The CPU is less active during PP than during regular inference, so I can only assume that somehow the SSD is bottlenecking it. The SSD bandwidth on its own should only be about 0.5tok/s peak, I think the reason generation is so fast is that Qwen isn't choosing experts uniformly and so the kernel caching is making it far closer to the quad-channel ram speed instead. That's my theory, anyway.

👤 ubergarm replied the 2025-05-06 at 20:44:40:
You might be able to get some more out of it, not sure your what your final command was, but give this a try:

# do *not* use BLAS and set -DGGML_SCHED_MAX_COPIES=1
cmake -B build -DGGML_CUDA=ON -DGGML_RPC=OFF -DGGML_BLAS=OFF  -DGGML_SCHED_MAX_COPIES=1
cmake --build build --config Release -j $(nproc)

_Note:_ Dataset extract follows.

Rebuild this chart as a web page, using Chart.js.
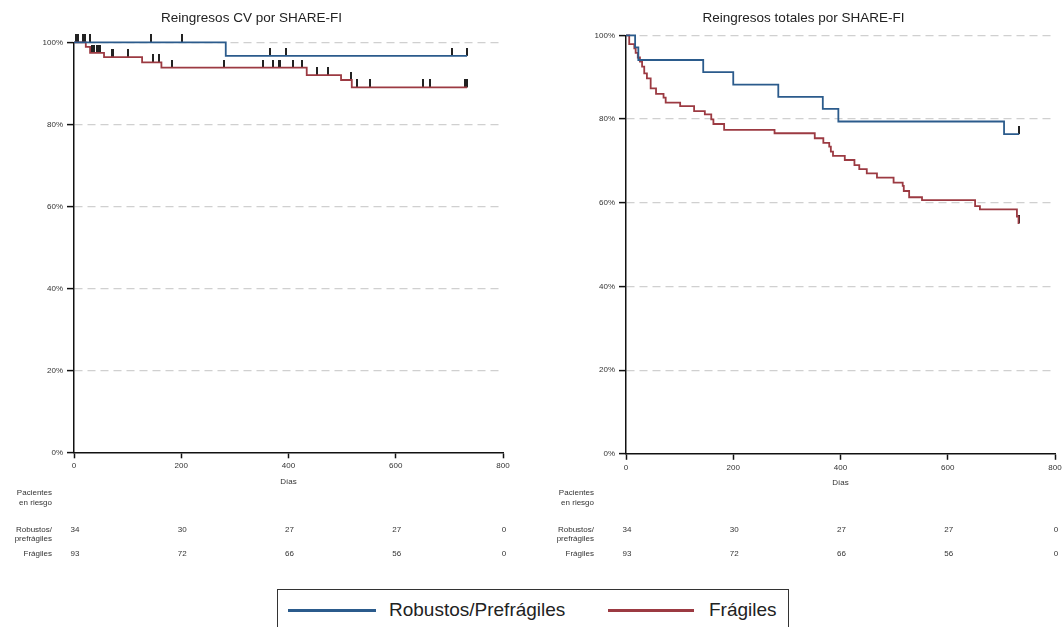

# 1. -sm layer seems default, so i removed it
# 2. you didn't specify threads? set that to number of physical cores or experiment, i'll assume -t 16
# 3. try the more simple to understand version regex of listing each ffn layer to each CUDA, increase if u have VRAM
# 4. explicitly put all other ffn to CPU just so you see it print out on startup
# 5. use quantized kv cache e.g. q8_0 or q4_0 

$ build/bin/llama-server \
    -m ~/.cache/huggingface/hub/models--ubergarm--Qwen3-235B-A22B-GGUF/snapshots/073738969f80d41f288cbfd6a29523769336bee8/Qwen3-235B-A22B-mix-IQ3_K-00001-of-00003.gguf \
    -c 8192 \
    -ctk q8_0 -ctv q8_0 \
    -fa \
    -fmoe \
    -ngl 99 \
    -ts 50,50 \
    -ot "blk\.(0|1)\.ffn.*=CUDA0" \
    -ot "blk\.(2|3)\.ffn.*=CUDA1" \
    -ot "ffn.*=CPU" \
    -t 16 \
    --temp 0.6 \
    --top-k 20 \
    --top-p 0.95 \
    --min-p 0 \
    --presence-penalty 1.5 \
    -v \
    --host 127.0.0.1 \
    --port 4000

If you have more VRAM (assuming like 11GB per GPU?), then try to add one more layer each until you OOM, or use the extra e.g.

    -ot "blk\.(0|1|2)\.ffn.*=CUDA0" \
    -ot "blk\.(3|4|5)\.ffn.*=CUDA1" \

Or u can use the extra VRAM for more context etc... Curious if you get anything more out of that, and share you updated command whenever. Cheers!

EDIT: I removed -rtr because you don't have enough RAM to use that as it disables mmap. You can look into doing the offline tensor repack of the weights not offloaded to GPU so you can get the benefits of the repacked _R4 and also mmap() to run despite only 64GB RAM.

So your system is a bit more complex of a setup to get max speed.